Baltimore was in the company’s sights as a place to locate another bread factory after World War I.

Ward executives brought in their architect, Corrie Comstock, who specialized in industrial plants, to design what became their big bakery on Edmondson Avenue.

Residents in the Greater Rosemont neighborhood were not happy with the plant, but nevertheless, it opened and flourished until the mid-80s.

Known as the Ward plant, its corporate name was Continental Baking Co. and through mergers and acquisitions, it wound up with several patented names for its bread. There was Ward’s Tip Top Bread and the somewhat better-known Wonder Bread.
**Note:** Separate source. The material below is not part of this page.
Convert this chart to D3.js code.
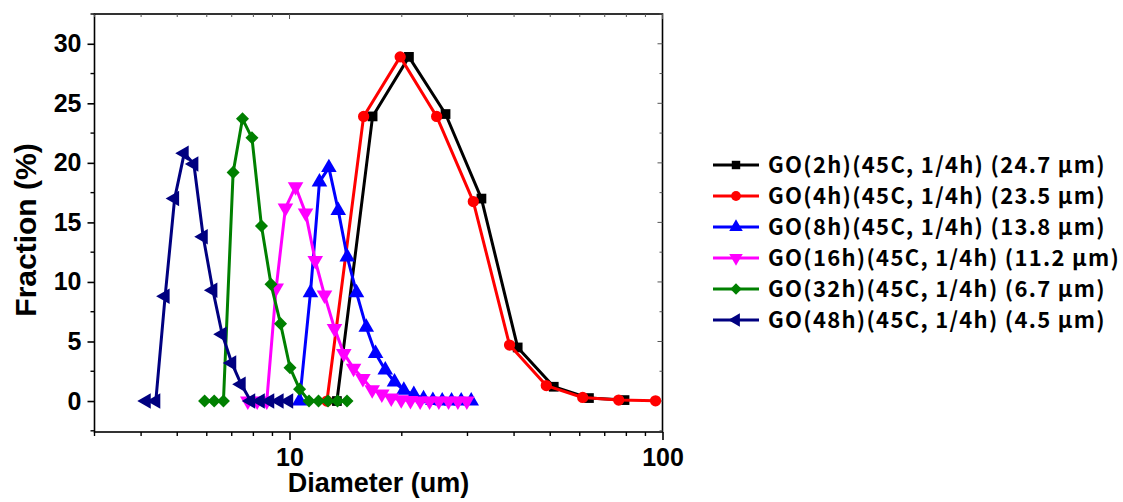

But the Edmondson Avenue plant had another product line, the Hostess Twinkie, the snack cake that was invented in Illinois in 1930.

Hostess Twinkies were a staple of Baltimore convenience stores for decades and competed heavily against the Philadelphia-baked TastyKake. Baltimore’s own favorite sweet, the Berger cookie, was by comparison a very different confection. For decades, Berger cookies were baked and chocolate-smothered in a (by comparison) almost artisanal kitchen-bakery in East Baltimore on Aiken Street and sold mainly at city market stalls.

Baltimore cannot claim that Hostess Twinkies are a local product. Research into this treat seems to indicate that while they were not baked on Edmondson Avenue, they were delivered in quantity there and distributed throughout Maryland from that location.

The Ward-Continental-Twinkie baking dynamo had plenty of local competition only blocks away.

There were numerous food-related factories located along the Amtrak train tracks. Freight trains delivered raw materials and the industrial zoning along the rail tracks created an industry-friendly setting. (Don’t forget Mrs. Filbert’s margarine plant along the tracks a little ways south.)

Close by, at West Lafayette Avenue, was the Acme Markets warehouse, which also included its regional bakery.

Schmidt’s Bakery, in the Sandtown-Winchester neighborhood, lasted the longest of the clutch of West Baltimore industrial bake houses. Its big plant, at Carey and Laurens Street, was about a mile from the Ward plant.

The third mighty competitor was the Hauswald Bakery at Edmondson Avenue and Franklintown Road. On a warm summer night, the presence of two huge bakeries seven blocks apart on Edmondson Avenue must have made for some sweet aromas.

Hauswald’s sold out to Schmidt’s in 1989 and production continued for a while longer.

Another Edmondson Avenue mainstay of bread consumption was the old Harley’s sandwich shop that had an outpost near both the Ward (Continental) and Hauswald Bakery. The Harley shop (one of many in the region) was in the old Edmondson Avenue Pennsylvania Railroad Station.

Harley’s was a busy sandwich destination and consumed mountains of submarine sandwich rolls in its heyday, the same period when the Schmidt’s, Ward and Hauswald ovens were keeping Baltimore well-fueled with product for toast and sandwiches.

But Harley’s and its owner, Harley T. Brinsfield, used another bakery, the one that survived them all and remains in business today. As he told his listeners on his nightly jazz radio program, Harley Brinsfield’s breads came from the H&S Bakery in East Baltimore.